10/03/2012

Fig. 2.—Appareil volant de Besnier. Reproduction par l'héliogravure de la figure du Journal des sçavans (1678).


























"A, aisle droite de devant. — B, aisle gauche de derrière. — C, aisle gauche de devant. — D, aisle droite de derrière. — E, fisselle du pied gauche qui fait baisser l'aisle D, lorsque la main gauche fait baisser l'aisle C. — F, fisselle du pied droit qui fait baisser l'aisle D lorsque la main gauche fait baisser l'aisle C.

Cette machine consiste en deux bastons qui ont à chaque bout un châssis oblong de taffetas, lequel châssis se plie de haut en bas comme des battants de volets brisés.

Quand on veut vôler, on ajuste ces bastons sur ses espaules, en sorte qu'il y ait deux châssis devant et deux derrière.
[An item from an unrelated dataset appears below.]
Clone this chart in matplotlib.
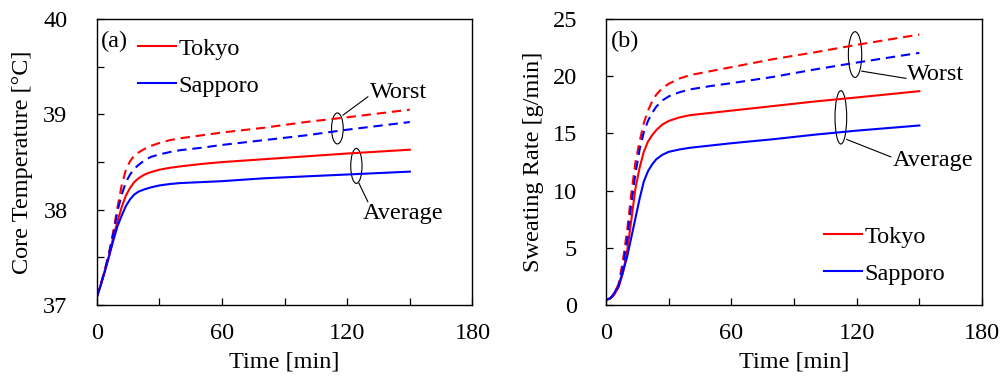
import matplotlib
matplotlib.use('Agg')
import matplotlib.pyplot as plt
from matplotlib.patches import Ellipse
from matplotlib.ticker import MultipleLocator

plt.rcParams['font.family'] = ['Liberation Serif', 'DejaVu Serif']
plt.rcParams['font.size'] = 17.5

# ---- time axis [min] ----
t = [0, 2, 4, 6, 8, 10, 12, 14, 16, 18, 20, 23, 26, 30, 35, 40, 50, 60, 80, 100, 120, 150]

# ---- core temperature [degC] ----
core_tokyo_avg = [37.08, 37.22, 37.37, 37.52, 37.72, 37.88, 38.03, 38.15, 38.23, 38.29, 38.33,
                  38.37, 38.395, 38.42, 38.44, 38.455, 38.48, 38.50, 38.53, 38.56, 38.59, 38.63]
core_sapporo_avg = [37.08, 37.21, 37.36, 37.52, 37.68, 37.83, 37.94, 38.04, 38.11, 38.16, 38.19,
                    38.215, 38.235, 38.255, 38.27, 38.28, 38.29, 38.30, 38.33, 38.35, 38.37, 38.40]
core_tokyo_worst = [37.08, 37.22, 37.38, 37.56, 37.78, 38.03, 38.26, 38.42, 38.51, 38.57, 38.60,
                    38.64, 38.67, 38.70, 38.73, 38.75, 38.78, 38.81, 38.86, 38.92, 38.97, 39.05]
core_sapporo_worst = [37.08, 37.22, 37.37, 37.55, 37.75, 37.99, 38.16, 38.29, 38.37, 38.43, 38.47,
                      38.52, 38.555, 38.58, 38.605, 38.625, 38.65, 38.68, 38.73, 38.78, 38.84, 38.92]

# ---- sweating rate [g/min] ----
t2 = [0, 2, 4, 6, 8, 10, 12, 14, 16, 18, 20, 22, 24, 27, 30, 35, 40, 50, 60, 80, 100, 120, 150]
sw_tokyo_avg = [0.45, 0.6, 0.95, 1.6, 2.8, 4.7, 7.4, 10.2, 12.0, 13.4, 14.3, 14.85, 15.3, 15.8,
                16.1, 16.4, 16.6, 16.8, 17.0, 17.4, 17.8, 18.15, 18.7]
sw_sapporo_avg = [0.45, 0.6, 1.1, 1.8, 2.9, 4.2, 5.9, 7.6, 9.3, 10.8, 11.7, 12.3, 12.75, 13.15,
                  13.4, 13.6, 13.75, 13.95, 14.15, 14.5, 14.9, 15.25, 15.7]
sw_tokyo_worst = [0.45, 0.6, 1.0, 1.9, 3.9, 6.5, 9.7, 12.5, 14.3, 15.9, 17.0, 17.8, 18.4, 19.0,
                  19.35, 19.8, 20.1, 20.45, 20.8, 21.5, 22.1, 22.75, 23.65]
sw_sapporo_worst = [0.45, 0.6, 0.95, 1.7, 3.4, 5.7, 8.8, 11.5, 13.6, 15.1, 16.1, 16.8, 17.35, 17.9,
                    18.25, 18.6, 18.85, 19.15, 19.4, 19.95, 20.6, 21.2, 22.05]

RED = '#ff0000'
BLUE = '#0000ff'
LW = 1.5
DASH = (0, (4.5, 2.8))

fig = plt.figure(figsize=(10.02, 3.79), dpi=100)
ax1 = fig.add_axes([0.0965, 0.195, 0.375, 0.7546])
ax2 = fig.add_axes([0.605, 0.195, 0.375, 0.7546])


def style_axis(ax):
    ax.set_xlim(0, 180)
    ax.xaxis.set_major_locator(MultipleLocator(60))
    ax.xaxis.set_minor_locator(MultipleLocator(30))
    ax.tick_params(which='both', direction='in', length=5, width=0.9)
    ax.tick_params(axis='x', which='major', pad=13)
    ax.tick_params(axis='y', which='major', pad=21)
    for s in ax.spines.values():
        s.set_linewidth(1.0)
    ax.set_xlabel('Time [min]', labelpad=5)


# (a) core temperature
l1, = ax1.plot(t, core_tokyo_avg, color=RED, lw=LW, label='Tokyo')
l2, = ax1.plot(t, core_sapporo_avg, color=BLUE, lw=LW, label='Sapporo')
ax1.plot(t, core_tokyo_worst, color=RED, lw=LW, ls=DASH)
ax1.plot(t, core_sapporo_worst, color=BLUE, lw=LW, ls=DASH)
style_axis(ax1)
ax1.set_ylim(37, 40)
ax1.yaxis.set_major_locator(MultipleLocator(1))
ax1.yaxis.set_minor_locator(MultipleLocator(0.5))
ax1.set_ylabel('Core Temperature [\u00b0C]', labelpad=7)
ax1.text(0.012, 0.96, '(a)', transform=ax1.transAxes, ha='left', va='top')
ax1.legend(handles=[l1, l2], loc='upper left', bbox_to_anchor=(0.065, 0.995), frameon=False,
           handlelength=1.55, handletextpad=0.12, labelspacing=0.62, borderaxespad=0.3)

ax1.add_patch(Ellipse((115.3, 38.853), 5.6, 0.325, fill=False, lw=0.8, ec='black'))
ax1.plot([118.0, 129.9], [38.993, 39.185], color='black', lw=0.8)
ax1.text(130.8, 39.23, 'Worst', ha='left', va='center')
ax1.add_patch(Ellipse((124.4, 38.46), 5.4, 0.367, fill=False, lw=0.8, ec='black'))
ax1.plot([125.6, 129.9], [38.28, 38.084], color='black', lw=0.8)
ax1.text(127.6, 37.96, 'Average', ha='left', va='center')

# (b) sweating rate
r1, = ax2.plot(t2, sw_tokyo_avg, color=RED, lw=LW, label='Tokyo')
r2, = ax2.plot(t2, sw_sapporo_avg, color=BLUE, lw=LW, label='Sapporo')
ax2.plot(t2, sw_tokyo_worst, color=RED, lw=LW, ls=DASH)
ax2.plot(t2, sw_sapporo_worst, color=BLUE, lw=LW, ls=DASH)
style_axis(ax2)
ax2.set_ylim(0, 25)
ax2.yaxis.set_major_locator(MultipleLocator(5))
ax2.set_ylabel('Sweating Rate [g/min]', labelpad=6)
ax2.text(0.012, 0.96, '(b)', transform=ax2.transAxes, ha='left', va='top')
ax2.legend(handles=[r1, r2], loc='lower left', bbox_to_anchor=(0.535, 0.012), frameon=False,
           handlelength=1.55, handletextpad=0.12, labelspacing=0.62, borderaxespad=0.3)

ax2.add_patch(Ellipse((119.2, 21.9), 6.4, 4.0, fill=False, lw=0.8, ec='black'))
ax2.plot([122.4, 143.6], [20.45, 19.82], color='black', lw=0.8)
ax2.text(144.1, 20.2, 'Worst', ha='left', va='center')
ax2.add_patch(Ellipse((112.4, 16.41), 5.6, 4.66, fill=False, lw=0.8, ec='black'))
ax2.plot([115.2, 136.3], [14.48, 12.96], color='black', lw=0.8)
ax2.text(137.4, 12.6, 'Average', ha='left', va='center')

fig.savefig('out.png', dpi=100)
Les châssis de devant sont remués par les mains, et ceux de derrière, par les pieds, en tirant une fisselle qui leur est attachée.
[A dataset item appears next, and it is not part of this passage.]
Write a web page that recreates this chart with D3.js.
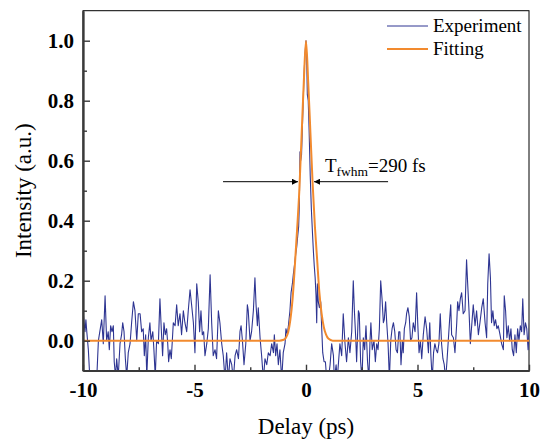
<!DOCTYPE html>
<html>
<head>
<meta charset="utf-8">
<script src="https://cdn.jsdelivr.net/npm/d3@7"></script>
<style>
  body { margin: 0; background: #fff; }
  svg { display: block; font-family: "Liberation Serif", "Times New Roman", serif; }
</style>
</head>
<body>
<div id="chart"></div>
<script>
// measured autocorrelation trace, [delay (ps), intensity (a.u.)]
const experiment = [
  [-10.0,0.10],[-9.95,0.06],[-9.91,0.03],[-9.87,0.07],[-9.83,0.03],[-9.76,-0.03],[-9.69,-0.13],[-9.55,-0.13],
  [-9.46,-0.12],[-9.38,-0.12],[-9.31,0.00],[-9.16,0.07],[-9.09,-0.01],[-9.01,0.15],[-8.94,0.00],[-8.87,0.03],
  [-8.82,-0.03],[-8.76,0.05],[-8.70,0.03],[-8.64,0.05],[-8.60,-0.07],[-8.54,-0.12],[-8.49,-0.06],[-8.42,-0.12],
  [-8.34,-0.01],[-8.27,0.02],[-8.22,0.06],[-8.16,0.03],[-8.10,-0.06],[-8.04,-0.12],[-7.97,-0.04],[-7.89,-0.01],
  [-7.82,0.06],[-7.74,0.13],[-7.67,0.10],[-7.59,0.00],[-7.52,0.09],[-7.44,0.09],[-7.37,0.03],[-7.30,0.04],
  [-7.25,-0.05],[-7.19,0.02],[-7.14,-0.12],[-7.07,0.01],[-7.00,0.06],[-6.95,0.00],[-6.87,0.03],[-6.82,-0.03],
  [-6.76,-0.12],[-6.70,0.00],[-6.62,-0.01],[-6.55,0.14],[-6.49,0.04],[-6.43,-0.05],[-6.37,0.06],[-6.31,0.02],
  [-6.25,0.04],[-6.20,-0.01],[-6.16,-0.07],[-6.10,-0.03],[-6.04,-0.06],[-5.95,0.06],[-5.87,0.05],[-5.80,0.12],
  [-5.73,0.05],[-5.65,0.09],[-5.58,0.02],[-5.50,0.10],[-5.43,0.06],[-5.35,0.03],[-5.28,0.10],[-5.20,0.17],
  [-5.13,0.12],[-5.05,0.06],[-4.98,-0.04],[-4.90,0.19],[-4.83,0.13],[-4.77,0.03],[-4.71,0.10],[-4.65,0.02],
  [-4.59,0.03],[-4.53,-0.05],[-4.45,-0.01],[-4.38,0.04],[-4.30,0.22],[-4.23,0.06],[-4.16,-0.05],[-4.08,-0.03],
  [-4.01,-0.06],[-3.93,0.10],[-3.86,0.06],[-3.78,-0.01],[-3.71,-0.05],[-3.63,-0.13],[-3.56,-0.04],[-3.48,-0.13],
  [-3.41,-0.06],[-3.33,-0.08],[-3.26,-0.13],[-3.18,-0.05],[-3.11,-0.03],[-3.03,-0.06],[-2.96,0.03],[-2.91,0.05],
  [-2.85,0.00],[-2.78,-0.08],[-2.70,-0.01],[-2.63,0.12],[-2.59,0.10],[-2.51,0.00],[-2.44,0.03],[-2.36,0.10],
  [-2.29,0.21],[-2.24,0.12],[-2.18,0.05],[-2.14,0.11],[-2.06,0.01],[-1.99,-0.05],[-1.91,-0.13],[-1.84,-0.06],
  [-1.76,-0.08],[-1.69,-0.04],[-1.61,-0.05],[-1.54,-0.01],[-1.46,-0.04],[-1.42,0.02],[-1.36,-0.05],[-1.30,-0.01],
  [-1.24,-0.08],[-1.17,-0.03],[-1.09,-0.13],[-1.02,-0.04],[-0.94,-0.01],[-0.90,0.04],[-0.84,0.02],[-0.79,0.05],
  [-0.72,0.10],[-0.67,0.16],[-0.61,0.19],[-0.57,0.22],[-0.52,0.25],[-0.46,0.29],[-0.42,0.31],[-0.37,0.35],
  [-0.33,0.38],[-0.30,0.45],[-0.27,0.63],[-0.24,0.60],[-0.20,0.62],[-0.15,0.74],[-0.10,0.86],[-0.05,0.95],
  [0.00,1.00],[0.03,0.95],[0.06,0.82],[0.10,0.80],[0.14,0.70],[0.19,0.55],[0.24,0.44],[0.29,0.36],
  [0.33,0.30],[0.37,0.25],[0.41,0.21],[0.45,0.15],[0.48,0.06],[0.51,0.19],[0.55,0.13],[0.60,0.11],
  [0.66,0.13],[0.70,0.05],[0.75,-0.04],[0.81,-0.07],[0.87,-0.07],[0.93,-0.13],[1.00,-0.13],[1.08,-0.08],
  [1.15,-0.01],[1.23,-0.05],[1.27,-0.13],[1.35,-0.08],[1.40,-0.13],[1.52,-0.01],[1.60,-0.05],[1.67,0.09],
  [1.75,-0.01],[1.82,-0.07],[1.90,0.01],[1.97,-0.04],[2.05,0.03],[2.12,0.20],[2.17,0.10],[2.23,0.01],
  [2.27,-0.07],[2.35,0.10],[2.39,0.09],[2.45,-0.07],[2.51,-0.13],[2.57,0.01],[2.63,-0.03],[2.69,0.05],
  [2.76,-0.07],[2.82,-0.13],[2.87,0.00],[2.91,0.06],[2.97,-0.03],[3.05,0.00],[3.11,-0.07],[3.17,-0.01],
  [3.23,-0.03],[3.29,0.04],[3.35,0.20],[3.41,0.14],[3.47,0.06],[3.51,0.07],[3.57,0.13],[3.62,0.06],
  [3.68,-0.01],[3.74,-0.13],[3.80,0.00],[3.86,0.04],[3.92,0.06],[3.98,0.03],[4.04,-0.03],[4.10,-0.04],
  [4.16,0.03],[4.21,0.03],[4.26,-0.08],[4.32,0.00],[4.36,-0.04],[4.41,0.04],[4.47,0.06],[4.51,0.09],
  [4.57,0.11],[4.63,0.08],[4.69,0.00],[4.75,0.01],[4.81,0.06],[4.89,0.03],[4.96,0.16],[5.01,0.06],
  [5.07,-0.04],[5.13,0.00],[5.19,-0.06],[5.26,0.02],[5.34,0.08],[5.41,0.04],[5.49,-0.04],[5.55,0.06],
  [5.60,-0.05],[5.66,-0.13],[5.72,-0.04],[5.78,-0.01],[5.84,-0.03],[5.90,-0.04],[5.96,-0.01],[6.02,0.09],
  [6.08,-0.01],[6.14,-0.06],[6.20,-0.08],[6.26,-0.13],[6.32,-0.07],[6.38,0.00],[6.44,0.07],[6.49,0.12],
  [6.53,0.02],[6.61,0.01],[6.68,-0.04],[6.76,0.06],[6.80,0.13],[6.86,0.10],[6.92,0.14],[6.98,0.16],
  [7.05,0.09],[7.13,0.10],[7.20,0.27],[7.25,0.19],[7.31,0.10],[7.37,-0.01],[7.43,0.05],[7.50,0.12],
  [7.58,0.05],[7.65,0.10],[7.73,0.02],[7.80,0.06],[7.88,0.11],[7.95,0.14],[8.03,0.06],[8.10,0.01],
  [8.15,0.19],[8.21,0.29],[8.27,0.21],[8.32,0.06],[8.38,0.10],[8.44,0.05],[8.50,0.07],[8.56,0.04],
  [8.62,0.05],[8.70,0.02],[8.77,-0.01],[8.85,-0.03],[8.89,0.15],[8.95,0.10],[9.01,0.01],[9.07,0.05],
  [9.13,0.00],[9.19,0.04],[9.25,-0.03],[9.31,-0.05],[9.37,0.02],[9.43,-0.04],[9.49,0.04],[9.55,0.00],
  [9.61,0.05],[9.67,0.03],[9.72,0.14],[9.78,0.02],[9.84,0.06],[9.90,0.04],[9.96,-0.03],[10.03,0.07],
  [10.09,-0.04]
];

// fitted curve, [delay (ps), intensity (a.u.)]
const fitting = [
  [-10,0],[-1.2,0],[-1.0,0.003],[-0.9,0.01],[-0.8,0.028],[-0.7,0.07],[-0.6,0.14],[-0.5,0.25],
  [-0.4,0.37],[-0.3,0.5],[-0.2,0.68],[-0.1,0.86],[0,1.0],[0.1,0.86],[0.2,0.69],[0.3,0.52],
  [0.4,0.38],[0.5,0.27],[0.6,0.16],[0.7,0.09],[0.8,0.045],[0.9,0.02],[1.0,0.007],[1.2,0],[10,0]
];

const seriesNames = ["Experiment", "Fitting"];
const seriesColors = ["#2e3592", "#f28a2e"];

const xTicks = [-10, -5, 0, 5, 10];
const xMinorTicks = [-7.5, -2.5, 2.5, 7.5];
const yTicks = [0, 0.2, 0.4, 0.6, 0.8, 1.0];
const yMinorTicks = [0.1, 0.3, 0.5, 0.7, 0.9];

const xDomain = [-10, 10];
const yDomain = [-0.1, 1.1];

// FWHM arrows and label, in data units
const fwhmArrows = [[-3.72, -0.36], [3.68, 0.36]];
const fwhmY = 0.53;
const fwhmLabel = { x: 0.85, y: 0.561, main: "T", sub: "fwhm", rest: "=290 fs" };

const serif = "Liberation Serif";
const width = 540, height = 439;
const plot = { left: 83, right: 529, top: 10.7, bottom: 370.7 };

const svg = d3.select("#chart").append("svg")
  .attr("width", width).attr("height", height)
  .attr("font-family", serif);

const x = d3.scaleLinear().domain(xDomain).range([plot.left, plot.right]);
const y = d3.scaleLinear().domain(yDomain).range([plot.bottom, plot.top]);

const defs = svg.append("defs");
defs.append("clipPath").attr("id", "clip")
  .append("rect")
  .attr("x", plot.left).attr("y", plot.top)
  .attr("width", plot.right - plot.left).attr("height", plot.bottom - plot.top);

defs.append("marker")
  .attr("id", "head")
  .attr("viewBox", "0 0 10 10")
  .attr("refX", 10).attr("refY", 5)
  .attr("markerWidth", 10).attr("markerHeight", 6)
  .attr("markerUnits", "userSpaceOnUse")
  .attr("orient", "auto")
  .append("path").attr("d", "M0,0 L10,5 L0,10 z").attr("fill", "#000");

// frame (top + right thin lines)
svg.append("rect")
  .attr("x", plot.left).attr("y", plot.top)
  .attr("width", plot.right - plot.left).attr("height", plot.bottom - plot.top)
  .attr("fill", "none").attr("stroke", "#000").attr("stroke-width", 1);

const line = d3.line().x(d => x(d[0])).y(d => y(d[1]));

const data = svg.append("g").attr("clip-path", "url(#clip)");
data.append("path")
  .datum(experiment)
  .attr("d", line)
  .attr("fill", "none")
  .attr("stroke", seriesColors[0])
  .attr("stroke-width", 1.1)
  .attr("stroke-linejoin", "round");

data.append("path")
  .datum(fitting)
  .attr("d", line.curve(d3.curveMonotoneX))
  .attr("fill", "none")
  .attr("stroke", seriesColors[1])
  .attr("stroke-width", 2)
  .attr("stroke-linejoin", "round");

// axes
const xAxis = d3.axisBottom(x).tickValues(xTicks).tickSize(-6).tickSizeOuter(0)
  .tickPadding(11).tickFormat(d => String(d));
const xMinor = d3.axisBottom(x).tickValues(xMinorTicks).tickSize(-3.5).tickSizeOuter(0).tickFormat("");
const yAxis = d3.axisLeft(y).tickValues(yTicks).tickSize(-7).tickSizeOuter(0)
  .tickPadding(9).tickFormat(d3.format(".1f"));
const yMinor = d3.axisLeft(y).tickValues(yMinorTicks).tickSize(-4).tickSizeOuter(0).tickFormat("");

function styleAxis(g) {
  g.attr("font-family", serif).attr("font-size", 21).attr("font-weight", "bold");
  g.select(".domain").attr("stroke", "#3a3a3a").attr("stroke-width", 1.8);
  g.selectAll(".tick line").attr("stroke", "#3a3a3a").attr("stroke-width", 1.4);
  g.selectAll(".tick text").attr("fill", "#000");
}

svg.append("g").attr("transform", `translate(0,${plot.bottom})`).call(xMinor).call(styleAxis);
svg.append("g").attr("transform", `translate(0,${plot.bottom})`).call(xAxis).call(styleAxis);
svg.append("g").attr("transform", `translate(${plot.left},0)`).call(yMinor).call(styleAxis);
svg.append("g").attr("transform", `translate(${plot.left},0)`).call(yAxis).call(styleAxis);

// axis titles
svg.append("text")
  .attr("x", (plot.left + plot.right) / 2).attr("y", 434)
  .attr("text-anchor", "middle")
  .attr("font-size", 23)
  .text("Delay (ps)");

svg.append("text")
  .attr("transform", `translate(31,${(plot.top + plot.bottom) / 2}) rotate(-90)`)
  .attr("text-anchor", "middle")
  .attr("font-size", 23)
  .text("Intensity (a.u.)");

// FWHM annotation
fwhmArrows.forEach(a => {
  svg.append("line")
    .attr("x1", x(a[0])).attr("y1", y(fwhmY))
    .attr("x2", x(a[1])).attr("y2", y(fwhmY))
    .attr("stroke", "#000").attr("stroke-width", 1)
    .attr("marker-end", "url(#head)");
});

const lbl = svg.append("text")
  .attr("x", x(fwhmLabel.x)).attr("y", y(fwhmLabel.y))
  .attr("font-size", 19);
lbl.append("tspan").text(fwhmLabel.main);
lbl.append("tspan").attr("dy", 4).attr("font-size", 13.5).text(fwhmLabel.sub);
lbl.append("tspan").attr("dy", -4).text(fwhmLabel.rest);

// legend
const legend = svg.append("g").attr("transform", "translate(387,26)");
seriesNames.forEach((name, i) => {
  const row = legend.append("g").attr("transform", `translate(0,${i * 23})`);
  row.append("line")
    .attr("x1", 0).attr("x2", 41).attr("y1", 0).attr("y2", 0)
    .attr("stroke", seriesColors[i])
    .attr("stroke-width", i === 0 ? 1 : 2);
  row.append("text")
    .attr("x", 46).attr("y", 6)
    .attr("font-size", 19)
    .text(name);
});
</script>
</body>
</html>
L'ordre de mouvoir ces sortes d'aisle est tel, que quand la main droite fait baisser l'aisle droite de devant marquée A, le pied gauche fait baisser par le moyen de la fisselle E l'aisle gauche de derrière marquée B. Ensuite la main gauche, faisant baisser l'aisle gauche de devant marquée C, le pied droit fait baisser par le moyen de la fisselle l'aisle droite de derrière marquée D, et alternativement en diagonale.

Ce mouvement en diagonale a semblé très bien imaginé, puisque c'est celuy qui est naturel aux quadrupèdes et aux hommes quand ils marchent ou quand ils nagent; et cela fait bien espérer de la réussite de la machine. On trouve néanmoins que, pour la rendre d'un plus grand usage, il y manque deux choses. La première est qu'il y faudroit adjouster quelque chose de très léger et de grand volume, qui, estant appliqué à quelque partie du corps qu'il faudroit choisir pour cela, pust contre-balancer dans l'air le poids de l'homme; et la seconde chose à désirer seroit que l'on y ajustât une queüe, car elle serviroit à soutenir et à conduire celuy qui voleroit; mais l'on trouve bien de la difficulté à donner le mouvement et la direction à cette queüe, après les différentes expériences qui ont esté faites autrefois inutilement par plusieurs personnes.

La première paire d'aisles qui est sortie des mains du sieur Besnier a esté portée à la Guibré, où un Baladin l'a acheptée et s'en sert fort heureusement. Presentement, il travaille à une nouvelle paire plus achevée que la première.

Il ne prétend pas néanmoins pouvoir s'élever de terre par sa machine, ny se soutenir fort longtemps en l'air, à cause du deffaut de la force et de la vitesse qui sont nécessaires pour agiter fréquemment et efficacement ces sortes d'aisles, ou en terme de volerie pour planer. Mais il asseure que, partant d'un lieu médiocrement élevé, il passeroit aisément une rivière d'une largeur considérable, l'ayant déjà fait de plusieurs distances et en différentes hauteurs.

Il a commencé d'abord par s'élancer de dessus un escabeau, ensuite de dessus une table, après, d'une fenêtre médiocrement haute, ensuite de celle d'un second étage, et enfin d'un grenier d'où il a passé par dessus les maisons de son voisinage, et s'exerçant ainsi peu à peu, a mis sa machine en l'estat où elle est aujourd'huy.

Si cet industrieux ouvrier ne porte cette invention jusqu'au point où chacun se forme des idées, ceux qui seront assez heureux pour la mettre dans sa dernière perfection, luy auront du moins l'obligation d'avoir donné une veüe dont les suites pourront peut-être devenir aussi prodigieuses que le sont celles des premiers essais de la navigation. Car quoy que ce que nous avons dit du Dante de Pérouse, que le Mercure Hollandois de l'année 1673 rapporte d'un nommé Bernoin qui se cassa le col en vôlant à Francfort, ce que l'on a vu mesme dans Paris, et ce qui est arrivé en plusieurs autres endroits, fasse voir le risque et la difficulté qu'il y a de réüssir dans cette entreprise, il s'en pourroit enfin trouver quelqu'un qui seroit ou plus industrieux ou moins malheureux que ceux qui l'ont tentée jusqu'icy."

Journal des sçavans du lundy 12 décembre M.DC.LXXVIII, p. 426 et suiv. — À Paris, chez Jean Cusson, rue S. Jacques à l'image de S. Jean Baptiste, 1678. Avec privilège du Roy.